▶ **Problem to work on**:
Begin at the top of the entries below and write out every line through the one containing "minimum width=157pt, minimum", excluding pictures.
*** Data entries
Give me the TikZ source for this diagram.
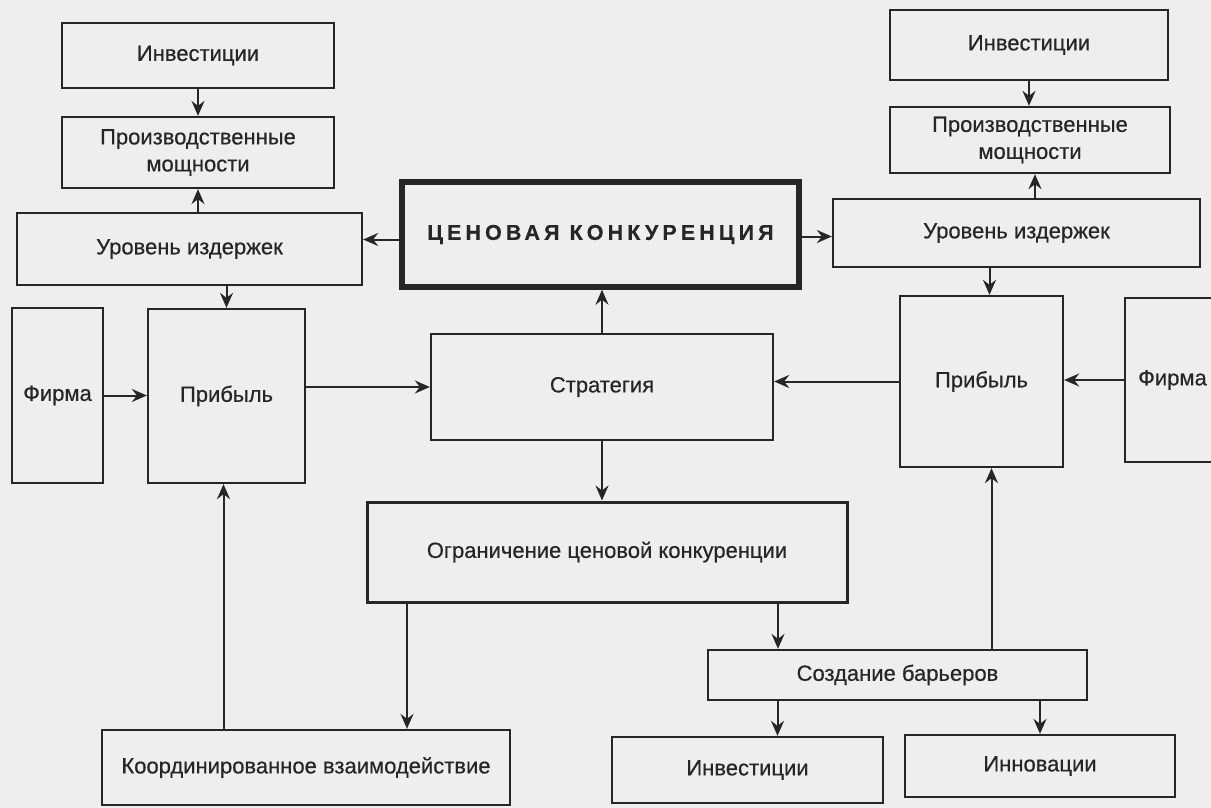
\documentclass[tikz,border=0pt]{standalone}
\usepackage{fontspec}
\setmainfont{Liberation Sans}[FakeBold=0.5]
\usetikzlibrary{arrows.meta}
\definecolor{ink}{HTML}{262626}
\definecolor{paper}{HTML}{EFEEEC}
\begin{document}
\begin{tikzpicture}[x=1pt,y=-1pt,
  box/.style={draw=ink, line width=2.3pt, inner sep=0pt, align=center, text=ink,
    font=\fontsize{22}{27}\selectfont},
  arr/.style={draw=ink, line width=2pt, -{Stealth[length=15pt,width=13pt,inset=5pt]}},
  ln/.style={draw=ink, line width=2pt}]
\fill[paper] (0,0) rectangle (1211,808);
\useasboundingbox (0,0) rectangle (1211,808);
\clip (0,0) rectangle (1211,808);

% left side
\node[box, minimum width=272pt, minimum height=65pt] (invL) at (198,55.5) {Инвестиции};
\node[box, minimum width=272pt, minimum height=71pt] (prodL) at (198,152.5) {Производственные\\мощности};
\node[box, minimum width=345pt, minimum height=72pt] (costL) at (189.5,249) {Уровень издержек};
\node[box, minimum width=91pt, minimum height=175pt] (firmL) at (57.5,395.5) {Фирма};
\node[box, minimum width=157pt, minimum height=174pt] (profL) at (226.5,396) {Прибыль};

% centre
\node[box, line width=5.5pt, minimum width=397pt, minimum height=105pt,
  font=\fontsize{21.5}{25}\selectfont\bfseries\addfontfeature{LetterSpace=19}] (price) at (600.5,234.5) {ЦЕНОВАЯ КОНКУРЕНЦИЯ};
\node[box, minimum width=342pt, minimum height=106pt] (strat) at (602,387) {Стратегия};
\node[box, line width=3pt, minimum width=480pt, minimum height=100pt] (limit) at (607,552) {Ограничение ценовой конкуренции};

% right side
\node[box, minimum width=278pt, minimum height=70pt] (invR) at (1029,45) {Инвестиции};
\node[box, minimum width=280pt, minimum height=66pt] (prodR) at (1030,140) {Производственные\\мощности};
\node[box, minimum width=367pt, minimum height=68pt] (costR) at (1016.5,233) {Уровень издержек};
\node[box, minimum width=163pt, minimum height=171pt] (profR) at (981.5,381.5) {Прибыль};
\node[box, minimum width=95pt, minimum height=164pt] (firmR) at (1172.5,380) {Фирма};

% bottom
\node[box, minimum width=379pt, minimum height=50pt] (barr) at (897.5,675) {Создание барьеров};
\node[box, minimum width=271pt, minimum height=66pt] (invB) at (747.5,770) {Инвестиции};
\node[box, minimum width=270pt, minimum height=62pt] (innov) at (1040,766) {Инновации};
\node[box, minimum width=408pt, minimum height=75pt] (coord) at (306,767.5) {Координированное взаимодействие};

% connectors left
\draw[arr] (invL.south) -- (prodL.north);
\draw[arr] (prodL.south |- costL.north) -- (prodL.south);
\draw[arr] ([yshift=-5pt]price.west) -- ([yshift=-5pt]price.west -| costL.east);
\draw[arr] (profL.north |- costL.south) -- (profL.north);
\draw[arr] (firmL.east) -- (firmL.east -| profL.west);
\draw[arr] (profL.east |- strat.west) -- (strat.west);
\draw[arr] ([xshift=-3pt]profL.south |- coord.north) -- ([xshift=-3pt]profL.south);

% connectors centre
\draw[arr] (strat.north) -- (strat.north |- price.south);
\draw[arr] (strat.south) -- (strat.south |- limit.north);
\draw[arr] ([xshift=-200pt]limit.south) -- ([xshift=-200pt]limit.south |- coord.north);
\draw[arr] ([xshift=171pt]limit.south) -- ([xshift=171pt]limit.south |- barr.north);

% connectors right
\draw[arr] ([yshift=-2pt]price.east) -- ([yshift=-2pt]price.east -| costR.west);
\draw[arr] (invR.south) -- (invR.south |- prodR.north);
\draw[arr] ([xshift=5pt]prodR.south |- costR.north) -- ([xshift=5pt]prodR.south);
\draw[arr] ([xshift=8pt]profR.north |- costR.south) -- ([xshift=8pt]profR.north);
\draw[arr] (profR.west) -- (profR.west -| strat.east);
\draw[arr] (firmR.west) -- (firmR.west -| profR.east);
\draw[arr] ([xshift=10pt]profR.south |- barr.north) -- ([xshift=10pt]profR.south);
\draw[arr] ([xshift=30pt]invB.north |- barr.south) -- ([xshift=30pt]invB.north);
\draw[arr] (innov.north |- barr.south) -- (innov.north);
\end{tikzpicture}
\end{document}
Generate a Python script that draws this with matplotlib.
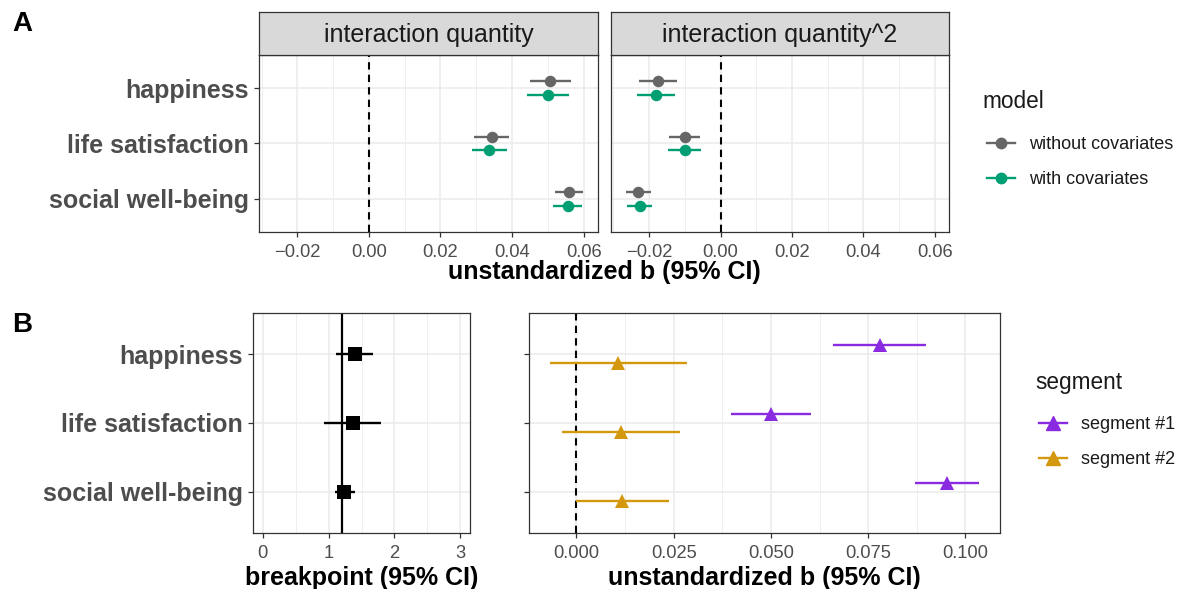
import matplotlib
matplotlib.use("Agg")
import matplotlib.pyplot as plt
from matplotlib.lines import Line2D
from matplotlib.ticker import FixedLocator
import numpy as np

plt.rcParams['font.family'] = ['Liberation Sans', 'DejaVu Sans']

# ---------------- data ----------------
categories = ["happiness", "life satisfaction", "social well-being"]
facets = ["interaction quantity", "interaction quantity^2"]

# Panel A: facet 1 (linear term)
lin_wo_est = [0.0506, 0.0343, 0.0558]
lin_wo_lo = [0.0450, 0.0293, 0.0520]
lin_wo_hi = [0.0564, 0.0392, 0.0597]
lin_w_est = [0.0501, 0.0336, 0.0556]
lin_w_lo = [0.0442, 0.0287, 0.0515]
lin_w_hi = [0.0560, 0.0386, 0.0596]
# Panel A: facet 2 (quadratic term)
quad_wo_est = [-0.0175, -0.0101, -0.0230]
quad_wo_lo = [-0.0229, -0.0145, -0.0264]
quad_wo_hi = [-0.0123, -0.0058, -0.0195]
quad_w_est = [-0.0180, -0.0101, -0.0227]
quad_w_lo = [-0.0235, -0.0146, -0.0261]
quad_w_hi = [-0.0127, -0.0056, -0.0191]

model_labels = ["without covariates", "with covariates"]
model_colors = ["#666666", "#009E73"]

# Panel B: breakpoints
bp_est = [1.40, 1.37, 1.24]
bp_lo = [1.11, 0.93, 1.09]
bp_hi = [1.68, 1.79, 1.40]
bp_ref = 1.21

# Panel B: segment slopes
seg1_est = [0.0780, 0.0501, 0.0953]
seg1_lo = [0.0660, 0.0398, 0.0870]
seg1_hi = [0.0900, 0.0602, 0.1035]
seg2_est = [0.0107, 0.0114, 0.0117]
seg2_lo = [-0.0069, -0.0036, -0.0002]
seg2_hi = [0.0284, 0.0266, 0.0238]

segment_labels = ["segment #1", "segment #2"]
segment_colors = ["#8A2BE2", "#D4980F"]

a_ticks = [-0.02, 0.00, 0.02, 0.04, 0.06]
a_ticklabels = ["\u22120.02", "0.00", "0.02", "0.04", "0.06"]
b1_ticks = [0, 1, 2, 3]
b2_ticks = [0.000, 0.025, 0.050, 0.075, 0.100]
b2_ticklabels = ["0.000", "0.025", "0.050", "0.075", "0.100"]

# ---------------- figure ----------------
W, H = 1184, 589
fig = plt.figure(figsize=(W / 100, H / 100), dpi=100)


def ax_at(x0, y0, x1, y1, **kw):
    return fig.add_axes([x0 / W, 1 - y1 / H, (x1 - x0) / W, (y1 - y0) / H], **kw)


GRID = "#EBEBEB"
BORDER = "#333333"
TICKC = "#4D4D4D"
ypos = np.arange(len(categories))
DODGE = 0.125


def style(ax, xlim, major, minor, ylabels=True, yticks=True):
    ax.set_xlim(*xlim)
    ax.set_ylim(len(categories) - 1 + 0.6, -0.6)
    ax.set_axisbelow(True)
    ax.xaxis.set_major_locator(FixedLocator(major))
    ax.xaxis.set_minor_locator(FixedLocator(minor))
    ax.grid(True, which="major", color=GRID, lw=1.1)
    ax.grid(True, which="minor", axis="x", color=GRID, lw=0.55)
    for s in ax.spines.values():
        s.set_color(BORDER)
        s.set_linewidth(0.9)
    ax.tick_params(which="minor", length=0)
    ax.tick_params(which="major", length=3.5, width=0.9, color=BORDER,
                   labelcolor=TICKC, labelsize=13.2, pad=4)
    ax.tick_params(axis="x", which="major", pad=5.5)
    ax.set_yticks(ypos)
    if ylabels:
        ax.set_yticklabels(categories, fontsize=18, fontweight="bold", color=TICKC)
    else:
        ax.set_yticklabels([])
    if not yticks:
        ax.tick_params(axis="y", length=0)


def pointrange(ax, est, lo, hi, offset, color, marker, ms, lw=1.7):
    y = ypos + offset
    ax.hlines(y, lo, hi, color=color, lw=lw, zorder=3)
    ax.plot(est, y, ls="none", marker=marker, ms=ms, color=color,
            markeredgewidth=0, zorder=4)


# Panel A
a_xlim = (-0.0307, 0.064)
a_minor = [-0.03, -0.01, 0.01, 0.03, 0.05]
a_axes = [ax_at(259, 55, 598, 232), ax_at(611, 55, 949, 232)]
a_data = [
    [(lin_wo_est, lin_wo_lo, lin_wo_hi), (lin_w_est, lin_w_lo, lin_w_hi)],
    [(quad_wo_est, quad_wo_lo, quad_wo_hi), (quad_w_est, quad_w_lo, quad_w_hi)],
]
for i, ax in enumerate(a_axes):
    style(ax, a_xlim, a_ticks, a_minor, ylabels=(i == 0), yticks=(i == 0))
    ax.set_xticklabels(a_ticklabels)
    ax.axvline(0, color="black", ls=(0, (3.5, 2.5)), lw=1.5, zorder=2)
    for j, (est, lo, hi) in enumerate(a_data[i]):
        off = -DODGE if j == 0 else DODGE
        pointrange(ax, est, lo, hi, off, model_colors[j], "o", 8.3)
    # strip
    bb = ax.get_position()
    sax = fig.add_axes([bb.x0, 1 - 55 / H, bb.width, (55 - 12) / H])
    sax.set_facecolor("#D9D9D9")
    sax.set_xticks([])
    sax.set_yticks([])
    for s in sax.spines.values():
        s.set_color(BORDER)
        s.set_linewidth(0.9)
    sax.text(0.5, 0.47, facets[i], ha="center", va="center", fontsize=18,
             color="#1A1A1A", transform=sax.transAxes)

fig.text(604 / W, 1 - 272 / H, "unstandardized b (95% CI)", ha="center",
         va="center", fontsize=18, fontweight="bold", color="black")

# Panel B left: breakpoints
b1 = ax_at(253, 313, 470, 533)
style(b1, (-0.15, 3.15), b1_ticks, [0.5, 1.5, 2.5])
b1.set_xticklabels([str(t) for t in b1_ticks])
b1.axvline(bp_ref, color="black", lw=1.6, zorder=2)
pointrange(b1, bp_est, bp_lo, bp_hi, 0, "black", "s", 9.5)
b1.set_xlabel("breakpoint (95% CI)", fontsize=18, fontweight="bold",
              color="black", labelpad=2.5)

# Panel B right: segments
b2 = ax_at(529, 313, 1000, 533)
style(b2, (-0.0122, 0.1089), b2_ticks,
      [-0.0125, 0.0125, 0.0375, 0.0625, 0.0875], ylabels=False)
b2.set_xticklabels(b2_ticklabels)
b2.axvline(0, color="black", ls=(0, (3.5, 2.5)), lw=1.5, zorder=2)
seg_data = [(seg1_est, seg1_lo, seg1_hi), (seg2_est, seg2_lo, seg2_hi)]
for j, (est, lo, hi) in enumerate(seg_data):
    off = -0.13 if j == 0 else 0.13
    pointrange(b2, est, lo, hi, off, segment_colors[j], "^", 10.5)
b2.set_xlabel("unstandardized b (95% CI)", fontsize=18, fontweight="bold",
              color="black", labelpad=2.5)

# Panel letters
fig.text(12 / W, 1 - 24 / H, "A", fontsize=20, fontweight="bold", va="center", ha="left")
fig.text(12 / W, 1 - 325 / H, "B", fontsize=20, fontweight="bold", va="center", ha="left")


# Legends (title drawn as text, entries as legend)
def make_legend(handles, labels, title, title_xy, anchor_xy):
    fig.text(title_xy[0] / W, 1 - title_xy[1] / H, title, fontsize=16.3,
             color="#1A1A1A", ha="left", va="center")
    leg = fig.legend(handles, labels, loc="upper left",
                     bbox_to_anchor=(anchor_xy[0] / W, 1 - anchor_xy[1] / H),
                     frameon=False, fontsize=13,
                     handlelength=1.55, handletextpad=0.8, labelspacing=1.02,
                     borderpad=0, borderaxespad=0)
    for t in leg.get_texts():
        t.set_color("#1A1A1A")
    return leg


h_model = [Line2D([], [], color=c, marker="o", ms=7.5, lw=1.7) for c in model_colors]
make_legend(h_model, model_labels, "model", (982, 102), (987, 136))

h_seg = [Line2D([], [], color=c, marker="^", ms=10, lw=1.7) for c in segment_colors]
make_legend(h_seg, segment_labels, "segment", (1035, 382), (1039, 416))

fig.savefig("out.png", dpi=100, facecolor="white")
******
▶ **Result of this task**:
Give me the TikZ source for this diagram.
\documentclass[tikz,border=0pt]{standalone}
\usepackage{fontspec}
\setmainfont{Liberation Sans}[FakeBold=0.5]
\usetikzlibrary{arrows.meta}
\definecolor{ink}{HTML}{262626}
\definecolor{paper}{HTML}{EFEEEC}
\begin{document}
\begin{tikzpicture}[x=1pt,y=-1pt,
  box/.style={draw=ink, line width=2.3pt, inner sep=0pt, align=center, text=ink,
    font=\fontsize{22}{27}\selectfont},
  arr/.style={draw=ink, line width=2pt, -{Stealth[length=15pt,width=13pt,inset=5pt]}},
  ln/.style={draw=ink, line width=2pt}]
\fill[paper] (0,0) rectangle (1211,808);
\useasboundingbox (0,0) rectangle (1211,808);
\clip (0,0) rectangle (1211,808);

% left side
\node[box, minimum width=272pt, minimum height=65pt] (invL) at (198,55.5) {Инвестиции};
\node[box, minimum width=272pt, minimum height=71pt] (prodL) at (198,152.5) {Производственные\\мощности};
\node[box, minimum width=345pt, minimum height=72pt] (costL) at (189.5,249) {Уровень издержек};
\node[box, minimum width=91pt, minimum height=175pt] (firmL) at (57.5,395.5) {Фирма};
\node[box, minimum width=157pt, minimum height=174pt] (profL) at (226.5,396) {Прибыль};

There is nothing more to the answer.